WHAT ENGINEERING STUDENTS UNDERSTAND ON THE FIRST PRINCIPLE OF ENERGY IN MECHANICS AT INTRODUCTORY PHYSICS COURSES?
1 IMH Instituto Elgoibar (SPAIN)
2 Universidad del Pais Vasco (UPV/EHU) (SPAIN)
About this paper:
Appears in:
EDULEARN15 Proceedings
Publication year: 2015
Pages: 6811-6817
ISBN: 978-84-606-8243-1
ISSN: 2340-1117
Conference name: 7th International Conference on Education and New Learning Technologies
Dates: 6-8 July, 2015
Location: Barcelona, Spain
Abstract:
New research in Science Education have generated teaching models which agree that learning is being able to justify what one thinks and, that production processes and acceptance (justification) of developed knowledge in everyday life are different from those characterizing scientific work and school work. Recently, the Report to the European Commission on Improving the Quality of Teaching and Learning in Europe’s Higher Education Institutions highlights the importance of presenting science as a creative process that draws up theories and concepts as tentative solutions to problems presented by Scientists and Society. From this orientation, this study will focus on the description of undergraduate students’ understanding as data on which teachers can base their decisions about intervention to assist student learning. The data also indicates ways of improving teaching sequence designs so as to measure development of understanding. This study describes some outcomes from research into assessment of students’ levels of understanding of some key concepts and principles in the context of first principle of energy in the area of Mechanic.

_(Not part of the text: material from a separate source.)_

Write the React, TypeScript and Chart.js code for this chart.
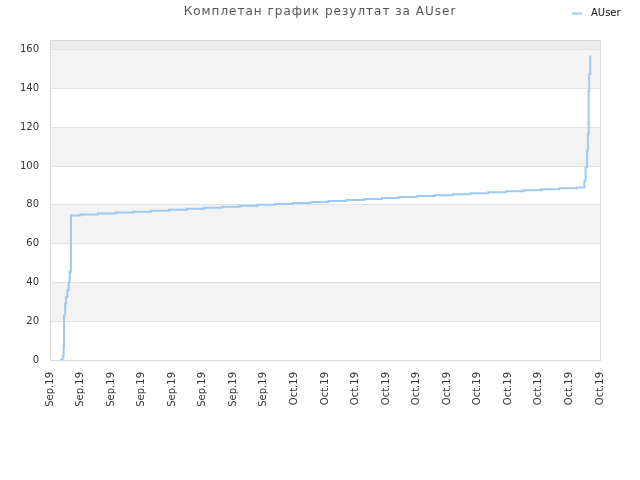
import React, { useEffect, useRef } from 'react';
import { Chart, registerables } from 'chart.js';

Chart.register(...registerables);

const titleText = 'Комплетан график резултат за AUser';
const seriesName = 'AUser';

// x axis is in days from the left edge of the chart
const tickLabels = [
  'Sep.19', 'Sep.19', 'Sep.19', 'Sep.19', 'Sep.19', 'Sep.19', 'Sep.19', 'Sep.19',
  'Oct.19', 'Oct.19', 'Oct.19', 'Oct.19', 'Oct.19', 'Oct.19', 'Oct.19', 'Oct.19',
  'Oct.19', 'Oct.19', 'Oct.19',
];
const yTicks = [0, 20, 40, 60, 80, 100, 120, 140, 160];

// first climb
const riseDays = [0.56, 0.72, 0.77, 0.79, 0.85, 0.9, 0.98, 1.05, 1.11, 1.18];
const riseValues = [0, 2, 7, 23, 29, 32.5, 36, 40, 45.5, 74.5];

// slow daily growth
const dailyDays = [
  1.7, 2.7, 3.7, 4.7, 5.7, 6.7, 7.7, 8.7, 9.7, 10.7, 11.7, 12.7, 13.7, 14.7, 15.7,
  16.7, 17.7, 18.7, 19.7, 20.7, 21.7, 22.7, 23.7, 24.7, 25.7, 26.7, 27.7, 28.7, 29.7,
];
const dailyValues = [
  75, 75.5, 76, 76.5, 77, 77.5, 78, 78.5, 79, 79.5, 80, 80.5, 81, 81.5, 82,
  82.5, 83, 83.5, 84, 84.5, 85, 85.5, 86, 86.5, 87, 87.5, 88, 88.5, 89,
];

// final jump
const finalDays = [30.12, 30.19, 30.27, 30.32, 30.36, 30.39, 30.45];
const finalValues = [92.6, 99.4, 108, 116.7, 139, 147.5, 157];

const yMin = 0;
const yMax = 165;
const xMin = 0;
const xMax = 31;

const lineColor = '#9dc9f3';

const toPoints = (days, values) => days.map((d, i) => ({ x: d, y: values[i] }));

// alternating bands, frame, title and legend
const decorPlugin = {
  id: 'decor',
  beforeDraw(chart) {
    const { ctx, chartArea, scales } = chart;
    const y = scales.y;
    const w = chartArea.right - chartArea.left;
    ctx.save();
    for (let i = 1; i < yTicks.length - 1; i += 2) {
      const top = y.getPixelForValue(yTicks[i + 1]);
      const bottom = y.getPixelForValue(yTicks[i]);
      ctx.fillStyle = '#f3f3f3';
      ctx.fillRect(chartArea.left, top, w, bottom - top);
    }
    const last = yTicks[yTicks.length - 1];
    if (last < yMax) {
      const top = y.getPixelForValue(yMax);
      const bottom = y.getPixelForValue(last);
      ctx.fillStyle = '#ececec';
      ctx.fillRect(chartArea.left, top, w, bottom - top);
    }
    ctx.restore();
  },
  beforeDatasetsDraw(chart) {
    const { ctx, chartArea } = chart;
    ctx.save();
    ctx.strokeStyle = '#d9d9d9';
    ctx.lineWidth = 1;
    ctx.strokeRect(
      Math.round(chartArea.left) + 0.5,
      Math.round(chartArea.top) + 0.5,
      Math.round(chartArea.right - chartArea.left),
      Math.round(chartArea.bottom - chartArea.top)
    );
    ctx.restore();
  },
  afterDraw(chart) {
    const { ctx } = chart;
    ctx.save();
    ctx.textBaseline = 'middle';
    ctx.fillStyle = '#555555';
    ctx.font = '12px "DejaVu Sans"';
    ctx.letterSpacing = '1px';
    ctx.textAlign = 'center';
    ctx.fillText(titleText, 320, 12);

    ctx.letterSpacing = '0px';
    ctx.strokeStyle = lineColor;
    ctx.lineWidth = 2;
    ctx.beginPath();
    ctx.moveTo(572, 13.5);
    ctx.lineTo(582, 13.5);
    ctx.stroke();
    ctx.fillStyle = '#111111';
    ctx.font = '10px "DejaVu Sans"';
    ctx.textAlign = 'left';
    ctx.fillText(seriesName, 591, 13);
    ctx.restore();
  },
};

export default function App() {
  const chartRef = useRef(null);
  const chartInstance = useRef(null);

  useEffect(() => {
    if (!chartRef.current) return;
    if (chartInstance.current) chartInstance.current.destroy();

    Chart.defaults.font.family = '"DejaVu Sans", sans-serif';

    const data = [
      ...toPoints(riseDays, riseValues),
      ...toPoints(dailyDays, dailyValues),
      ...toPoints(finalDays, finalValues),
    ];

    chartInstance.current = new Chart(chartRef.current, {
      type: 'line',
      data: {
        datasets: [
          {
            label: seriesName,
            data,
            borderColor: lineColor,
            borderWidth: 2,
            pointRadius: 0,
            fill: false,
            stepped: true,
            tension: 0,
          },
        ],
      },
      plugins: [decorPlugin],
      options: {
        animation: false,
        responsive: true,
        maintainAspectRatio: false,
        layout: { padding: { left: 0, right: 40, top: 40, bottom: 0 } },
        plugins: {
          legend: { display: false },
          title: { display: false },
          tooltip: { enabled: false },
        },
        scales: {
          x: {
            type: 'linear',
            min: xMin,
            max: xMax,
            afterBuildTicks(scale) {
              const n = tickLabels.length - 1;
              scale.ticks = tickLabels.map((_, i) => ({ value: xMin + ((xMax - xMin) * i) / n }));
            },
            afterFit(scale) {
              scale.height = 120;
            },
            grid: { display: false, drawTicks: false },
            border: { display: false },
            ticks: {
              autoSkip: false,
              minRotation: 90,
              maxRotation: 90,
              padding: 12,
              color: '#333333',
              font: { size: 10 },
              callback: (_v, i) => tickLabels[i],
            },
          },
          y: {
            min: yMin,
            max: yMax,
            afterBuildTicks(scale) {
              scale.ticks = yTicks.map((v) => ({ value: v }));
            },
            afterFit(scale) {
              scale.width = 50;
            },
            grid: { color: '#e2e2e2', drawTicks: false },
            border: { display: false },
            ticks: {
              padding: 11,
              color: '#333333',
              font: { size: 10 },
            },
          },
        },
      },
    });

    return () => {
      if (chartInstance.current) {
        chartInstance.current.destroy();
        chartInstance.current = null;
      }
    };
  }, []);

  return (
    <div style={{ position: 'absolute', left: 0, top: 0, width: 640, height: 480 }}>
      <canvas ref={chartRef}></canvas>
    </div>
  );
}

Relations between work and energy are still a source of teaching-learning problems in the first years of university introductory physics courses, since they involve very abstract concepts and skills of scientific methodology. The research on teaching energy has shown evidences of the little learning achieved by secondary students but few studies have been developed at university level.
Taken into account the previous studies, the principal objective of the study presented here was to identify and document specific difficulties that students displayed while thinking and reasoning about the calculation of work and the application of first principle of energy in isolated systems with one particle. Our major research questions are the following:
a) What is the students’ understanding on the concept of work for a single particle systems?;
b) Do students understand the work-kinetic energy theorem?
The research consists of two designs:
a) four written questions;
b) videotaped interviews with group of students when solve a problem.
The questionnaire data were collected in exams that were part of the evaluation system. Interviews were proposed to groups of students as part of their training in problem solving. The sample consists of 165 first-year students of Engineering.
In the presentation will present two of the questions. The first results show that many students failed to come to a satisfactory final solution for the calculation of work and for the justification of the first energy principle. Our written data suggest that students have misunderstanding in making relation between work done and energy change in the contexts of force acting on an object. We will describe in the presentation the specific misunderstanding and the students´ type of alternative reasoning that they use.Keywords:
Physics education research, university, energy first principle, students learning.